By Jeff Martin
The marching band of Alabama’s oldest private, historically black liberal arts college has accepted an invitation to perform at President-elect Donald Trump’s inaugural parade, organizers said.
Talladega College’s band will march at Trump’s inauguration as other historically black schools such as Howard University, which performed at President Barack Obama’s first inaugural parade, said they won’t be marching in the Jan. 20 event.
“We were a bit horrified to hear of the invitation,” said Shirley Ferrill of Fairfield, Alabama, a member of Talladega’s Class of 1974.
“I don’t want my alma mater to give the appearance of supporting him,” Ferrill said of Trump on Monday. “Ignore, decline or whatever, but please don’t send our band out in our name to do that.”
The move has lit up Talladega College’s social media sites with a sharp debate about the band’s decision to participate in the parade. Some people voiced strong opposition, while others support the band’s participation.
“After how black people were treated at Trump’s rallies, you’re going to go and shuck and jive down Pennsylvania Avenue? For what?” Seinya SamForay said in an interview. “What they did is a slap in the face to other black universities.”
SamForay, of Chicago, was among dozens of people commenting on the school’s social media sites.
The Presidential Inaugural Committee announced Friday that the Talladega College Marching Tornadoes was among 40 groups, including high school bands and military organizations, scheduled to perform in the parade. Some members of the Marist College band in upstate New York, also scheduled to perform at the inauguration, say they won’t participate, a school spokesman said Monday.
Ron White of Atlanta, a 1997 graduate of another historically black college, Fort Valley State University in Georgia, said he questioned why band members from Talladega “should be playing all these patriotic tunes for someone who has degraded us.”
At the same time, though, White said he respects the office of the president and he hopes that Talladega’s band does well.

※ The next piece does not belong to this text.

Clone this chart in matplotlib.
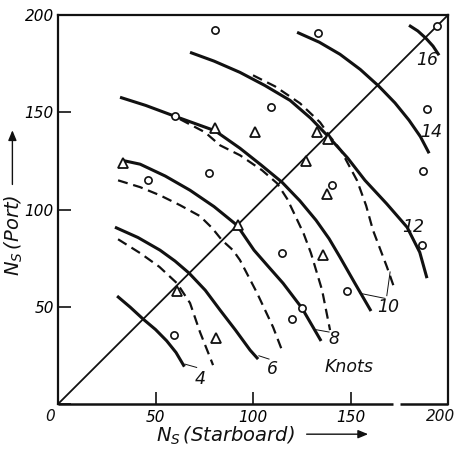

“What they should do in my opinion is play that national anthem the best way they’ve ever played it in their life, because you’re basically saluting the country,” White said in an interview.
The nation’s historically black colleges and universities instill in students the idea that “ignored behavior is condoned behavior,” said Reese Walker of Memphis, who marched in the band at Mississippi Valley State University. That’s one reason he doesn’t think Talladega College should participate.
Talladega College officials haven’t returned several phone calls and emails seeking comment.
The college was founded in 1867, by the descendants of the slaves who helped to build its first building, according to historical documents on the college’s website.
The decision to march in Trump’s inaugural parade has also sparked controversy at Marist College in Poughkeepsie, New York. The band will be marching, but some of its members will be staying home, school spokesman Greg Cannon said Monday.
“They don’t want to have anything to do with the inauguration or President Trump and we respect that, and that’s their right,” Cannon said.
“We’re not looking to put anybody in a spot that conflicts with their personal beliefs,” he added.
About six to eight Marist band members among more than 100 have said they won’t perform, Cannon said. He said there won’t be any repercussions for those students, and they will still have a place in the band when it returns from Washington, D.C.